As far as the law is concerned, however, Harvard has the same obligation to inspect tutor suites and undergraduate suites, and Dingman grants that the College’s double standard on inspections doesn’t make a whole lot of sense. “You’re right, if you’re really concerned about safety, you should be treating them the same,” he says. “The policy is under review.”

But how dangerous is your teapot, anyway? FM called The Cambridge Fire Department’s Fire Prevention bureau to ask them why microwaves were considered a fire hazard in dorm rooms.

“Who told you they’re a fire hazard?” asked Lt. Frank Tealy. He thinks for a minute. “Sometimes they can overload the electrical circuit. Maybe that’s it. Offhand I don’t think it’s a violation of the fire code,” he said. A second inspector, Deputy Chief of Fire Prevention Lester Bokuniewicz, also said that if microwaves weren’t allowed in dorm rooms, that was news to him.

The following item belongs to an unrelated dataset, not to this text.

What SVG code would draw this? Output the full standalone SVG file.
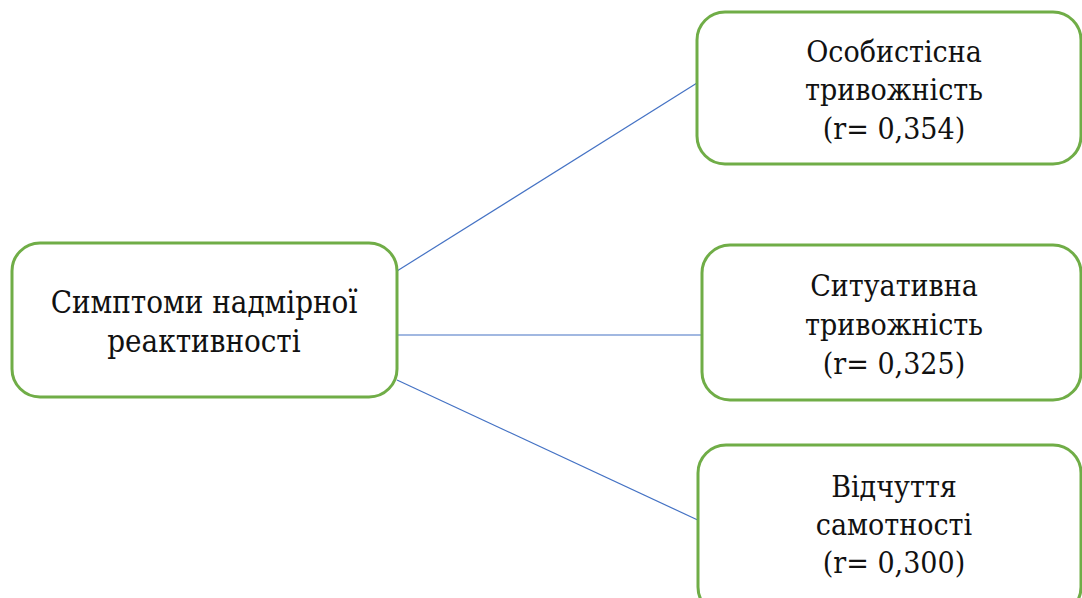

It was still unclear as of press time whether the Cambridge Fire Code has much to say about cooking appliances in dorm rooms at all. But regardless, the fire department is not breathing down Harvard’s neck about it.

The real reason you can’t have a microwave in your dorm room is the state sanitary code, which is more concerned with whether you have a full kitchen for proper sanitation than it is with fire safety—which makes the College’s sudden enforcement of cooking appliance rules after the Eliot Grille fire all the more perplexing.

Where does all this leave HSA? In a pretty pickle. It’s unlikely that Harvard will continue to officially allow microfridges in dorm rooms. “I could tell you that if [Cambridge] Inspectional Services said these are not up to code, we could no longer sanction them,” Bicknell says.

HSA’s rentals agency owes most of its cash flow to the microfridge’s success. They rent it for one year for almost the same price it would cost a student to buy one new from the manufacturer, and the rest is profit. Without the microfridge, HSA Rentals would be left hawking window fans, lamps, and computers, and they don’t have a monopoly on any of those.

“The microfridge is a major part of their business—well, over 50 percent of their business,” Rombauer says. “[HSA Rentals is] an agency that couldn’t possibly make its business plan without it.”